The raw numbers tell the story. There are 2,100 major league games in a season. According to Bryan Burns, baseball's director of broadcasting, 1,800 will be televised this year and 1,500 of those will be available via satellite. By this time next year, the major leagues may force broadcasters to scramble their signals to prevent satellite pickup because Commissioner Peter Ueberroth and many baseball executives have said they must protect their lucrative network television package and that the saturation could contribute to declining major league and minor league attendance.
Even without a dish, residents in Fairfax, Montgomery and Prince George's counties can pick up more than 500 games from their cable systems on superstations WGN, WTBS and WOR, plus Home Team Sports. This, on top of the weekly schedule of games on NBC and ABC and the 40 Orioles games shown on WMAR-TV-2 and WDCA-TV-20.
There are five superstations: WTBS148 Braves games WGN147 Cubs games WOR87 Mets games WPIX97 Yankees games KTVT50 Rangers games
Each of the teams carried by superstations pays into a pool that is divided among all the franchises on the premise that the owners should be compensated by a possible lack of attendance caused by folks staying home to watch TV games. WPIX and KTVT are not available in most cable systems because they came into the game late; most cable operators limit themselves to two superstations because of limited channel capacity and because of stiff copyright fees for picking up distant signals.
In addition to the superstations, many viewers nationwide are getting an increasing number of home team games on cable. HTS does at least 85 Orioles games, plus up to 40 other American League games. According to Cablesports, an industry newsletter, 18 of 26 teams this season are on cable or pay-per-view.
What it all adds up to is a burgeoning boom. Yes, with proper scheduling, you can watch every Glenn Hubbard at-bat this season. But while you are watching several games a day, baseball officials are wondering if a lack of scrambling on the satellite signal is hurting business.
"Is it hurting us? Significantly, no," said Bob Aylward, the Orioles' director of business affairs. "But everyone is recognizing that now is the time to get the house in order. In the long run, it makes sense to protect our signal, and it's distinctly possible we'll go in that direction."
Burns said that scrambling "is on hold right now" as baseball tries to work out the complexities of implementing such a system. "It's hard to measure how much a lack of scrambling is hurting baseball," he said. "Can I tell you that it's costing us X amount of tickets and X amount of dollars? No, we don't have those figures. But I can tell you that yes, it has to be hurting baseball. When you have that dish, you can watch HTS wherever you are, and that's got to hurt."
While the cable and satellite options grow, some viewers might be concerned about a decline of games on free TV. The Orioles, for instance, have cut back their WMAR telecasts by 20 percent since HTS was created. But Aylward, like many Orioles officials in recent years have, emphasized that the club would not contemplate dropping free TV "any time in the foreseeable future."
"The marketing value of having your team over commercial TV is so great," Burns said, "that it doesn't make sense for teams to pull off of free TV."

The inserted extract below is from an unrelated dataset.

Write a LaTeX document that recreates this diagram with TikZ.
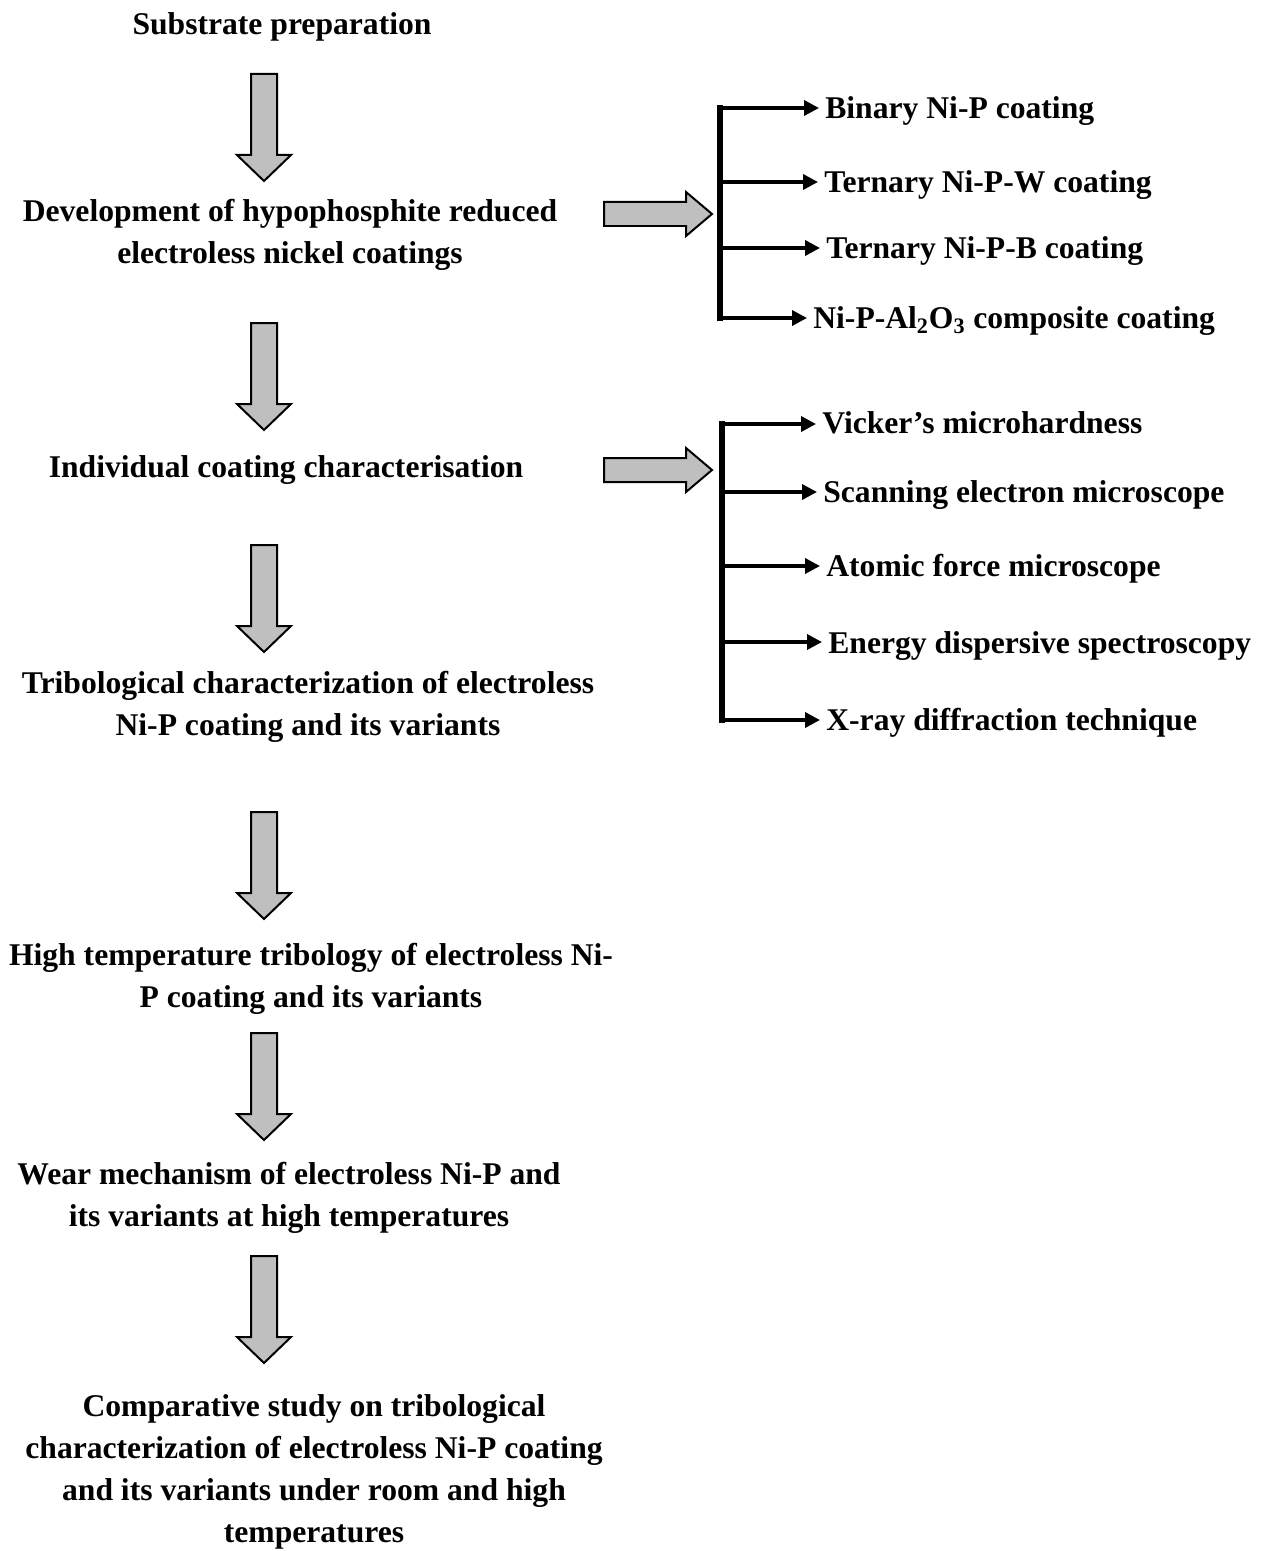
\documentclass[tikz,border=0pt]{standalone}
\usepackage{fontspec}
\setmainfont{Liberation Serif}
\usetikzlibrary{
	arrows.meta,
	calc,
	positioning,
}
\tikzset{step text/.style={align=center,font=\fontsize{18pt}{23.8pt}\selectfont\bfseries,inner sep=0pt,}}
\tikzset{item text/.style={anchor=west,font=\fontsize{18pt}{22pt}\selectfont\bfseries,inner xsep=0.12cm,inner ysep=0pt,}}
\tikzset{bar/.style={line width=0.13cm,}}
\tikzset{branch/.style={line width=0.07cm,-{Triangle[length=0.3cm,width=0.3cm]},}}
\tikzset{block/.style={draw=black,fill=gray!50,line width=0.04cm,miter limit=4,}}
\tikzset{
	down arrow/.pic={\path[block] (-13,0) -- (13,0) -- (13,81) -- (27,81) -- (0,107) -- (-27,81) -- (-13,81) -- cycle;},
	right arrow/.pic={\path[block] (0,-12) -- (82,-12) -- (82,-22) -- (108,0) -- (82,22) -- (82,12) -- (0,12) -- cycle;},
}

\begin{document}
\begin{tikzpicture}[x=0.02cm,y=-0.02cm]
\useasboundingbox (0,0) rectangle (1273,1551);

\node[step text](sub) at(282,27) {Substrate preparation};
\node[step text](dev) at(290,235) {Development of hypophosphite reduced\\electroless nickel coatings};
\node[step text](ind) at(286,470) {Individual coating characterisation};
\node[step text](tri) at(308,707) {Tribological characterization of electroless\\Ni-P coating and its variants};
\node[step text](hig) at(311,979) {High temperature tribology of electroless Ni-\\P coating and its variants};
\node[step text](wea) at(289,1198) {Wear mechanism of electroless Ni-P and\\its variants at high temperatures};
\node[step text](com) at(314,1472) {Comparative study on tribological\\characterization of electroless Ni-P coating\\and its variants under room and high\\temperatures};

\pic at(264,74) {down arrow};
\pic at(264,323) {down arrow};
\pic at(264,545) {down arrow};
\pic at(264,812) {down arrow};
\pic at(264,1033) {down arrow};
\pic at(264,1256) {down arrow};

\pic at(604,214) {right arrow};
\pic at(604,470) {right arrow};

\coordinate(bar1) at(720,105);
\coordinate(bar1end) at(720,321);
\draw[bar] (bar1) -- (bar1end);
\node[item text](bin) at(819,111) {Binary Ni-P coating};
\node[item text](ter1) at(818,185) {Ternary Ni-P-W coating};
\node[item text](ter2) at(820,251) {Ternary Ni-P-B coating};
\node[item text](comp) at(807,321) {Ni-P-Al\textsubscript{2}O\textsubscript{3} composite coating};
\draw[branch] (bar1 |- 0,108) -- (bin.west |- 0,108);
\draw[branch] (bar1 |- 0,182) -- (ter1.west |- 0,182);
\draw[branch] (bar1 |- 0,248) -- (ter2.west |- 0,248);
\draw[branch] (bar1 |- 0,318) -- (comp.west |- 0,318);

\coordinate(bar2) at(722,421);
\coordinate(bar2end) at(722,723);
\draw[bar] (bar2) -- (bar2end);
\node[item text](vic) at(816,423) {Vicker’s microhardness};
\node[item text](sem) at(817,495) {Scanning electron microscope};
\node[item text](afm) at(820,569) {Atomic force microscope};
\node[item text](eds) at(822,646) {Energy dispersive spectroscopy};
\node[item text](xrd) at(820,723) {X-ray diffraction technique};
\draw[branch] (bar2 |- 0,424) -- (vic.west |- 0,424);
\draw[branch] (bar2 |- 0,492) -- (sem.west |- 0,492);
\draw[branch] (bar2 |- 0,566) -- (afm.west |- 0,566);
\draw[branch] (bar2 |- 0,642) -- (eds.west |- 0,642);
\draw[branch] (bar2 |- 0,720) -- (xrd.west |- 0,720);

\end{tikzpicture}
\end{document}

Still, the trend toward pay-per-view (where the cable viewer pays only for games he wants to watch), especially on home games, continues. At least four National League teams have pay-per-view packages. (San Diego Cable Sports Network, for instance, offers a 41-game Padres package for $140 or single games for $5.95 each.)
In TV's early days, many teams televised most of their home schedules, then retreated from such heavy exposure because of concerns about hurting the gate. Now, we're coming full cycle -- but with a price to pay. We again might get the option to watch more and more home games if we have access to a pay-per-view system and if we're willing to pay the going rate.